- TASK DETAILS -
Collect each line holding the string "LaTeX".

- RECORD EXCERPTS -
::::
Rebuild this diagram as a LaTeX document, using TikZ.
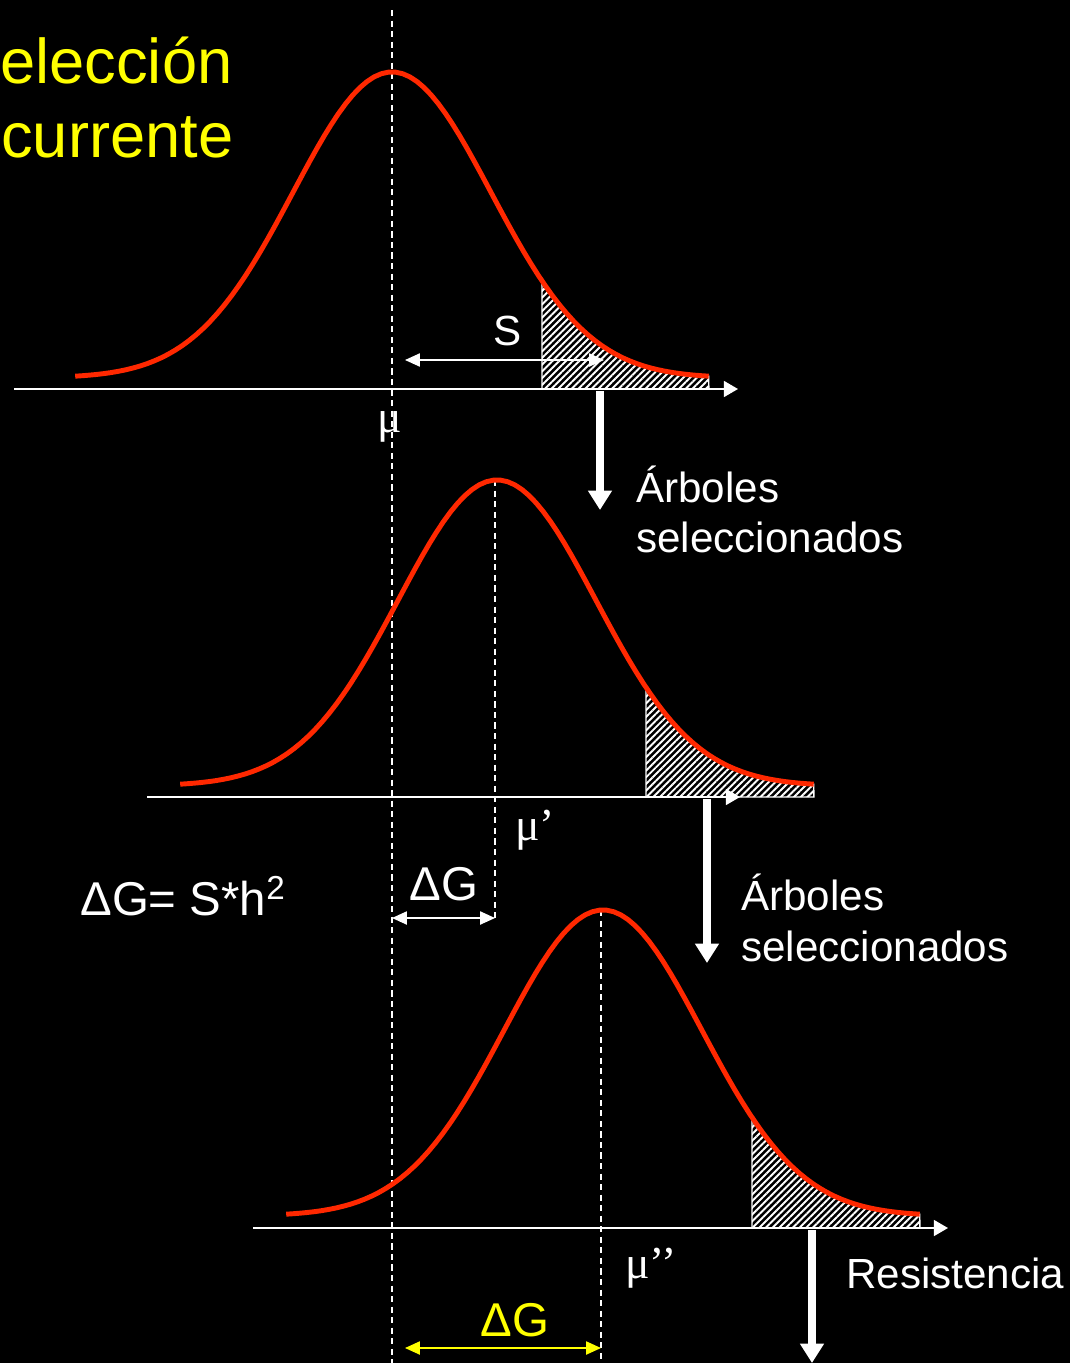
::::
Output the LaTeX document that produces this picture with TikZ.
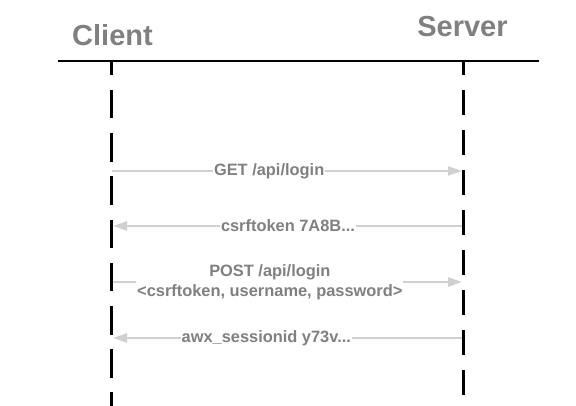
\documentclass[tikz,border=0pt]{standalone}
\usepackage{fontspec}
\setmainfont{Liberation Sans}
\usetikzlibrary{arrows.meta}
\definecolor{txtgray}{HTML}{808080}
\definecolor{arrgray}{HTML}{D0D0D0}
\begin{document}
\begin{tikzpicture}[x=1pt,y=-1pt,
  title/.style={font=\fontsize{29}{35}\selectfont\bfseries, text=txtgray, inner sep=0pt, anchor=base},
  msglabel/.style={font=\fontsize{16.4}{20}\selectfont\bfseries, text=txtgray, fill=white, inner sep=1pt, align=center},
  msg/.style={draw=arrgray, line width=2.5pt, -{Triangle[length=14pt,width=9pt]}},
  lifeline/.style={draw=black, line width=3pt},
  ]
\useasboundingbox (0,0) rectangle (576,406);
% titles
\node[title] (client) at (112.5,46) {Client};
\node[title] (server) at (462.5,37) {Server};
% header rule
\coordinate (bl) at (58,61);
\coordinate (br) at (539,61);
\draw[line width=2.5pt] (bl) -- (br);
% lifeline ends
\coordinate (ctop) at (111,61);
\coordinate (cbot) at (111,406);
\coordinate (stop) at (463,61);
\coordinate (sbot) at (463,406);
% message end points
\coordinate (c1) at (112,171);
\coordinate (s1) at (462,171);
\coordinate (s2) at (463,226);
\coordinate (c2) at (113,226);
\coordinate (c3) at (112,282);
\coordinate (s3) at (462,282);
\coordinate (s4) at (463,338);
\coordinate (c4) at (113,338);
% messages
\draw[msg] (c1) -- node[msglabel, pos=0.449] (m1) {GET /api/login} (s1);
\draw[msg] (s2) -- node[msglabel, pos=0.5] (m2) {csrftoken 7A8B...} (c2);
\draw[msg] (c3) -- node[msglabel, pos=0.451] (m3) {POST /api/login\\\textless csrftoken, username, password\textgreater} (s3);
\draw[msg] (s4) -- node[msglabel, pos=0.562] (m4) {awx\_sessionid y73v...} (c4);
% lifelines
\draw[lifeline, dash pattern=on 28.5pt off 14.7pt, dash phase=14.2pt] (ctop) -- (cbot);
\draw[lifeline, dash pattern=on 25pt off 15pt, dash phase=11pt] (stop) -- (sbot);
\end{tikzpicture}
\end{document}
::::
- ANSWER TO THE EXERCISE -
Rebuild this diagram as a LaTeX document, using TikZ.
Output the LaTeX document that produces this picture with TikZ.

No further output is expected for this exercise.